Thursday, April 01, 2010

The 'Lost' Booker Prize

Although I am known here to be pretty dubious about competitions including the literary (and of course would be a marketing-literary fool not to be pleased to win one!), I'm giving two cheers for the 'Lost Booker Prize', precisely because it shows up the (often unacknowledged) arbitrary nature of such prizes: the books eligible for this one are those which fell between the two stools of eligibility the year that the deadline for submission for the Booker Prize was changed. Not so thrilled by the voting system, though: anyone can vote online, without having bothered to read all of the shortlisted books, presumably - or even any of them, I guess. Though on second thoughts, that makes a nice mockery of the whole idea of winners, doesn't it...?

9 comments:

Sheenagh Pugh said...

I'm rooting for Mary Renault. Might even bother to vote; I didn't realise it was being done via Joe Public!

Ammara said...

yes it does make a mockery out of it..

mayo ninja said...

hmm well i can't see much wrong with voting for something you know little or nothing about, after all isn't that how most governments are elected? lol.

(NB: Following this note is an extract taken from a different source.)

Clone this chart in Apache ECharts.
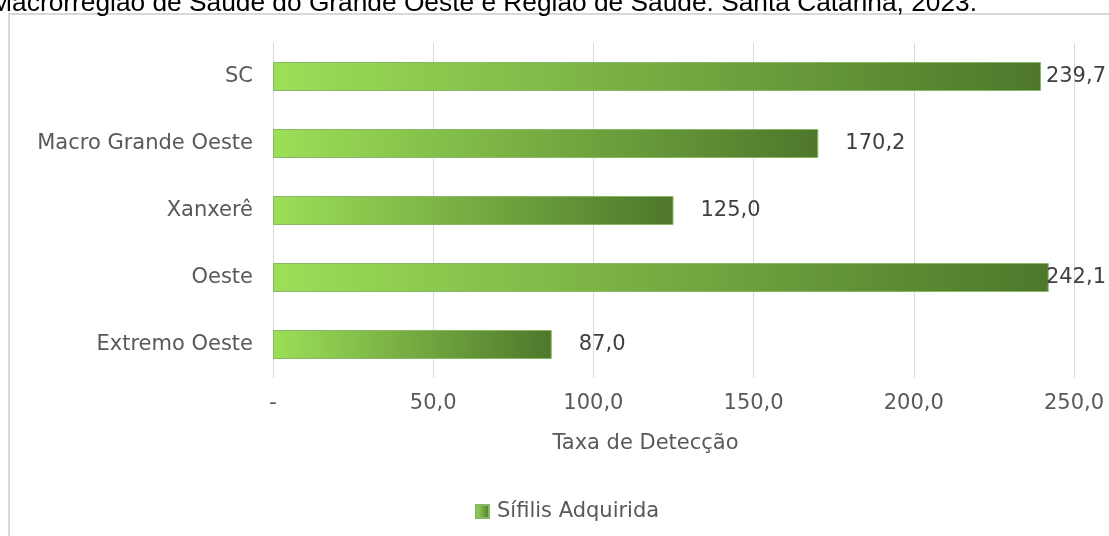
<!DOCTYPE html>
<html>
<head>
<meta charset="utf-8">
<script src="https://cdn.jsdelivr.net/npm/echarts@6/dist/echarts.min.js"></script>
<style>
html,body{margin:0;padding:0;background:#fff;}
#c{width:1109px;height:536px;}
</style>
</head>
<body>
<div id="c"></div>
<script>
var titleText = 'Macrorregião de Saúde do Grande Oeste e Região de Saúde. Santa Catarina, 2023.';
var categories = ['SC', 'Macro Grande Oeste', 'Xanxerê', 'Oeste', 'Extremo Oeste'];
var seriesName = 'Sífilis Adquirida';
var values = [239.7, 170.2, 125.0, 242.1, 87.0];
var xTickLabels = ['-', '50,0', '100,0', '150,0', '200,0', '250,0'];
var axisName = 'Taxa de Detecção';

var chart = echarts.init(document.getElementById('c'), null, {renderer: 'canvas'});
var font = 'DejaVu Sans';
var grad = new echarts.graphic.LinearGradient(0, 0, 1, 0, [
  {offset: 0, color: '#9cdf58'},
  {offset: 1, color: '#4e772b'}
]);
var option = {
  animation: false,
  backgroundColor: '#ffffff',
  graphic: [
    {
      type: 'rect',
      shape: {x: 9, y: 14, width: 1130, height: 560},
      style: {fill: 'none', stroke: '#d9d9d9', lineWidth: 2},
      silent: true, z: -10
    },
    {
      type: 'text',
      right: 132, top: -9,
      style: {text: titleText, font: '26.3px "Liberation Sans", Arial, sans-serif', fill: '#000000'},
      silent: true
    }
  ],
  grid: {left: 273, right: 35, top: 43, bottom: 158, containLabel: false},
  xAxis: {
    type: 'value',
    min: 0, max: 250, interval: 50,
    axisLine: {show: false},
    axisTick: {show: false},
    splitLine: {show: true, lineStyle: {color: '#d9d9d9', width: 1}},
    axisLabel: {
      margin: 15,
      color: '#595959',
      fontFamily: font, fontSize: 21,
      formatter: function (v) { return xTickLabels[Math.round(v / 50)]; }
    },
    name: axisName,
    nameLocation: 'middle',
    nameGap: 55,
    nameTextStyle: {color: '#595959', fontFamily: font, fontSize: 21, padding: [0, 56, 0, 0]}
  },
  yAxis: {
    type: 'category',
    data: categories,
    inverse: true,
    axisLine: {show: true, lineStyle: {color: '#d9d9d9', width: 1}},
    axisTick: {show: false},
    axisLabel: {margin: 20, color: '#595959', fontFamily: font, fontSize: 21}
  },
  legend: {
    left: 470, top: 496,
    itemWidth: 13, itemHeight: 13,
    icon: 'rect',
    data: [seriesName],
    textStyle: {color: '#595959', fontFamily: font, fontSize: 21, padding: [0, 0, 0, 3]}
  },
  series: [{
    name: seriesName,
    type: 'bar',
    data: values,
    barWidth: 29,
    itemStyle: {color: grad, borderColor: '#86b866', borderWidth: 1},
    label: {
      show: true,
      position: 'right',
      distance: 27,
      color: '#404040',
      fontFamily: font, fontSize: 21,
      formatter: function (p) { return p.value.toFixed(1).replace('.', ','); }
    },
    labelLayout: function (params) {
      var r = params.labelRect;
      var over = r.x + r.width - 1106;
      if (over > 0) { return {dx: -over}; }
      return {};
    }
  }]
};
chart.setOption(option);
</script>
</body>
</html>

the whole point of democracy is, as far as i'm concerned, to let people do what they like (so long as they don't harm others). so whether i'm voting for a political party candidate or a book prize nominee, i am free to do so for whatever reason i choose. and so is everyone else. (is that a bit too liberal?)

if you want to validate your LBP vote by reading the whole shortlist first, well and good (but you should really have read all 22 on the longlist if you want to pursue that line of reasoning fully). but then, if it was left to the panel of judges to decide on the winner they'd still cop for some flak no matter what decision they came to; all the more fuel to the argument for letting the public decide, i think (particularly as it's just a bit of fun and there's no prize money involved)

a good enough reason to vote for JG Farrell, in my opinion, is that john crace couldn't think of a bad word to say about Troubles: now there's a statistic! he's actually found a book he likes.

but it's also a great book. here's hoping the public vote it in (for whatever reason)

Elizabeth Baines said...
This comment has been removed by the author.
Elizabeth Baines said...

Yes this is all completely true - as long as everyone accepts that it's all a bit of fun. The reason I only gave two cheers is that I suspect that some people won't see it like that, and will take the winner as 'the best' and those that didn't win as less good, ie as though it were some kind of objective judgment.

mayo ninja said...

valid comments elizabeth.

i have first-hand comment from your fellow blogger susan hill, however, that troubles was not only the best book of 1970 (she claims to prefer it to her own i'm the king of the castle!) but the best of the several years following 1970. she was an old friend of Jim's and so followed things closely; i, however, was 2 years old, and nowadays have my hands full of young children, research, writing my own books etc to consider reading the whole shortlist, so voted for Jim (my second cousin). i sometimes dream of retirement, when i'll be able catch up with my bookshelf...

Elizabeth Baines said...

Must say Troubles does sound great - and I agree, anything John Crace likes is a firm recommendation for me - and now you've whetted my appetite further!

mayo ninja said...
This comment has been removed by a blog administrator.
Elizabeth Baines said...
This comment has been removed by the author.